Notice that your buffer contains equal concentrations of weak acid and conjugate. As you know, the pH of a buffer that contains a weak acid and its conjugate base can be calculated using the Henderson - Hasselbalch equation

#color(blue)(ul(color(black)("pH" = "p"K_a + log( (["conjugate base"])/(["weak acid"])))))#

In your case, you will have

#"pH" = "p"K_a + log( (["CH"_3"CH"_2"COO"^(-)])/(["CH"_3"CH"_2"COOH"]))#

For equal concentrations of weak acid and conjugate base, you have

#"pH" = "p"K_a + overbrace(log(1))^(color(blue)(=0))#

which gets you

#"pH" = 4.87#

Now, the problem wants you to determine how many millimoles of strong acid or strong base can be added to the buffer before a significant change in pH occurs.

A significant change in pH is usually defined as a change of #1# unit.
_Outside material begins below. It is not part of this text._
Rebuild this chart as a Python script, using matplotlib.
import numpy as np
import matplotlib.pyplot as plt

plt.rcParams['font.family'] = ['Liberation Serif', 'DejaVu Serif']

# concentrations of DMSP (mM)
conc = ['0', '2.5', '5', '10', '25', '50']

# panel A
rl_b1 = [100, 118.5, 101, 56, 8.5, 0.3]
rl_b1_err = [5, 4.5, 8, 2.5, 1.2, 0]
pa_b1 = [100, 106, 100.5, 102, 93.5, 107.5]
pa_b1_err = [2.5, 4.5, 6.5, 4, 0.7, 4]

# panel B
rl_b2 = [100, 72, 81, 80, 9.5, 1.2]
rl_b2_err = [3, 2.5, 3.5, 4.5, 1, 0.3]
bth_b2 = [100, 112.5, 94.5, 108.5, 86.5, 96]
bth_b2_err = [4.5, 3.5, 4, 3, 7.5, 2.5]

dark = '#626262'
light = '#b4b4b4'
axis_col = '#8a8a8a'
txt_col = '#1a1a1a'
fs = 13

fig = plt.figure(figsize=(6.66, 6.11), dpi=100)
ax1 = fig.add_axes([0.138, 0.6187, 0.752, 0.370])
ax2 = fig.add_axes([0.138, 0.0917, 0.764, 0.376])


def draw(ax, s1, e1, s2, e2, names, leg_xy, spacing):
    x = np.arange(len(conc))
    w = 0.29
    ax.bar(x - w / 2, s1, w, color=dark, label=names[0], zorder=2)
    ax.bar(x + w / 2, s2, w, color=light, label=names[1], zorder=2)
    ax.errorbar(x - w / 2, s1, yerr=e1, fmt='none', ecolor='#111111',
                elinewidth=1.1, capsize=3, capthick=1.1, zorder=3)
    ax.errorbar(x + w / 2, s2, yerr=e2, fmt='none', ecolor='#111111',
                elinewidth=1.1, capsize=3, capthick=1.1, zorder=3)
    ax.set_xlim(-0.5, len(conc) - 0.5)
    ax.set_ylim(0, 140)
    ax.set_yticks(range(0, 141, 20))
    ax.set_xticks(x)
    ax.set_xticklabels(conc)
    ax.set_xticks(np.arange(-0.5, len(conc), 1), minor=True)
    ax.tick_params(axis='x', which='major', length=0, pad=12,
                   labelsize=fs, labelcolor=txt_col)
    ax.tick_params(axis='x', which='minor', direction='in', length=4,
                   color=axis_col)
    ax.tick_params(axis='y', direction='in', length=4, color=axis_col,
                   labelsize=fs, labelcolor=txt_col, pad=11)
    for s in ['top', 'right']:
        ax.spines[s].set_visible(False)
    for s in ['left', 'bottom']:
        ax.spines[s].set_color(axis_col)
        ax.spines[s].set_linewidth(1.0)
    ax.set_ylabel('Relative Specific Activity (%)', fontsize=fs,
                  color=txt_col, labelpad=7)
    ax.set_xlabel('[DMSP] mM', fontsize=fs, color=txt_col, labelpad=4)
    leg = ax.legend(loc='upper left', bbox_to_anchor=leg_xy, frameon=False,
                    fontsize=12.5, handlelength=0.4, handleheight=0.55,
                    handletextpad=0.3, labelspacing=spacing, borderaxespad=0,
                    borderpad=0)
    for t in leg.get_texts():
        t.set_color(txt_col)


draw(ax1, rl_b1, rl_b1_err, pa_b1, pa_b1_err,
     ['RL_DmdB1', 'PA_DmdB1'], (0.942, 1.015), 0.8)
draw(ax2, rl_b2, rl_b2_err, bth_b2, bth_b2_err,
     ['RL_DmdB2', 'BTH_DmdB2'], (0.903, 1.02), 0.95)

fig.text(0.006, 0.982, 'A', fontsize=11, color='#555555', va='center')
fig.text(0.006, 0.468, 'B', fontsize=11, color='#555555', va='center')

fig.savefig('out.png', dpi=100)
You know that when you add a strong acid, the pH of the buffer decreases.

Mind you, it does not decrease significantly, but it does decrease because by adding strong acid you're increasing the concentration of weak acid in solution.
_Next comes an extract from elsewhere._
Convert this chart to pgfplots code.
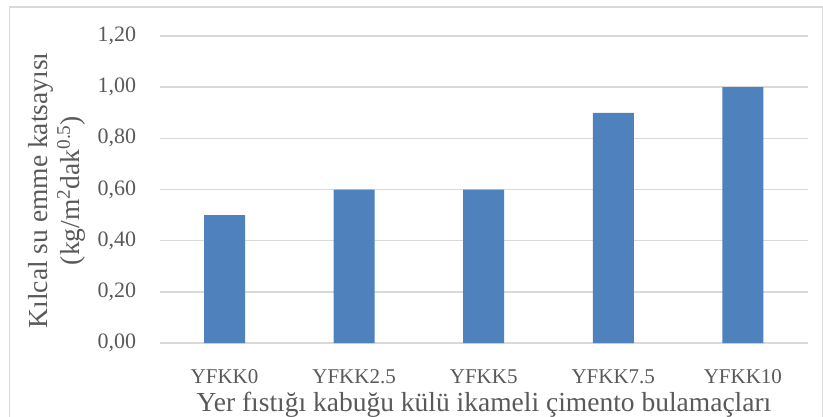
\documentclass[border=0pt]{standalone}
\usepackage{fontspec}
\setmainfont{Liberation Serif}
\usepackage{pgfplots}
\pgfplotsset{compat=1.18}
\definecolor{barblue}{HTML}{4F81BD}
\definecolor{gridgray}{HTML}{D9D9D9}
\definecolor{txtgray}{HTML}{595959}
\begin{document}
\begin{tikzpicture}[x=1pt,y=1pt]
\useasboundingbox (0,0) rectangle (823,416);
\draw[gridgray, line width=1.2pt] (9.8,-5) rectangle (822.2,409);
\begin{axis}[
  at={(159.7pt,73pt)}, anchor=south west,
  width=648pt, height=307pt, scale only axis,
  xmin=-0.5, xmax=4.5, ymin=0, ymax=1.2,
  axis line style={draw=none},
  ymajorgrids, grid style={gridgray, line width=1.6pt},
  major tick length=0pt,
  xtick=data,
  xticklabels={YFKK0,YFKK2.5,YFKK5,YFKK7.5,YFKK10},
  ytick={0,0.2,0.4,0.6,0.8,1.0,1.2},
  /pgf/number format/fixed,
  /pgf/number format/fixed zerofill,
  /pgf/number format/precision=2,
  /pgf/number format/use comma,
  /pgf/number format/assume math mode=true,
  xticklabel style={font=\fontsize{21}{24}\selectfont, text=txtgray, anchor=base, yshift=-40pt},
  yticklabel style={font=\fontsize{22}{24}\selectfont, text=txtgray, xshift=-20pt},
  clip=false,
]
\addplot[ybar, bar width=41pt, fill=barblue, draw=none] coordinates {
 (0,0.50) (1,0.60) (2,0.60) (3,0.90) (4,1.00)};
\end{axis}
\node[text=txtgray, font=\fontsize{27.5}{30}\selectfont, rotate=90, anchor=base] at (47,225.5) {Kılcal su emme katsayısı};
\node[text=txtgray, font=\fontsize{27.5}{30}\selectfont, rotate=90, anchor=base] at (79,225.5) {(kg/m\textsuperscript{2}dak\textsuperscript{0.5})};
\node[text=txtgray, font=\fontsize{27.5}{30}\selectfont, anchor=base] at (484,4.5) {Yer fıstığı kabuğu külü ikameli çimento bulamaçları};
\end{tikzpicture}
\end{document}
So, you know that the pH must not drop below

#"pH"_ "strong acid" = "pH" - 1#

#"pH"_ "strong acid" = 4.87 - 1 = 3.87#

Let's say that #n# represents the number of moles of strong acid that must be added in order to get the pH to #3.87#.

According to the #color(darkorange)("(*)")# chemical equation, #1# mole of conjugate base will consume #1# mole of strong acid and produce #1# mole of weak acid.

Since the buffer contains #0.100# moles of weak acid and #0.100# moles of conjugate base, you can say that at a pH equal to #3.87#, you will have

#0.100 -n -># moles of conjugate base

#0.100 + n -># moles of weak acid

Assuming that the volume of the solution does not change, you will have

#3.87 = 4.87 + log ( (0.100 - n)/(0.100 + n))#

#log((0.100 - n)/(0.100 + n)) = 3.87 - 4.87#

This will be equivalent to

#10^(log((0.100 - n)/(0.100 + n)) = 10^(-1)#

which will get you

#(0.100 - n)/(0.100 + n) = 0.1#

#0.100 -n = 0.1 * (0.100 + n)#

#0.100 - n = 0.0100 + 0.1 * n#

Rearrange to solve for #n#

#n * (1 + 0.1) = 0.100 - 0.0100#

#n = (0.100 - 0.0100)/(1 + 0.1) = 0.0818#

Since #n# represents number of moles of strong acid that must be added to the buffer, you can say that you will need

#0.0818 color(red)(cancel(color(black)("moles"))) * (10^3"mmoles")/(1color(red)(cancel(color(black)("mole")))) = color(darkgreen)(ul(color(black)("81.8 mmoles")))#

of strong acid in order to decrease the pH of the buffer by #1# unit.

You can use the same approach to find the number of millimoles of strong base that must be added in order to increase the pH of the buffer by #1# unit.

Right from the start, you should be able to say that you will need #81.8# mmoles of strong base to get the pH of the buffer from #4.87# to #5.87# because the weak acid and the conjugate base are initially present in equal concentrations in the buffer.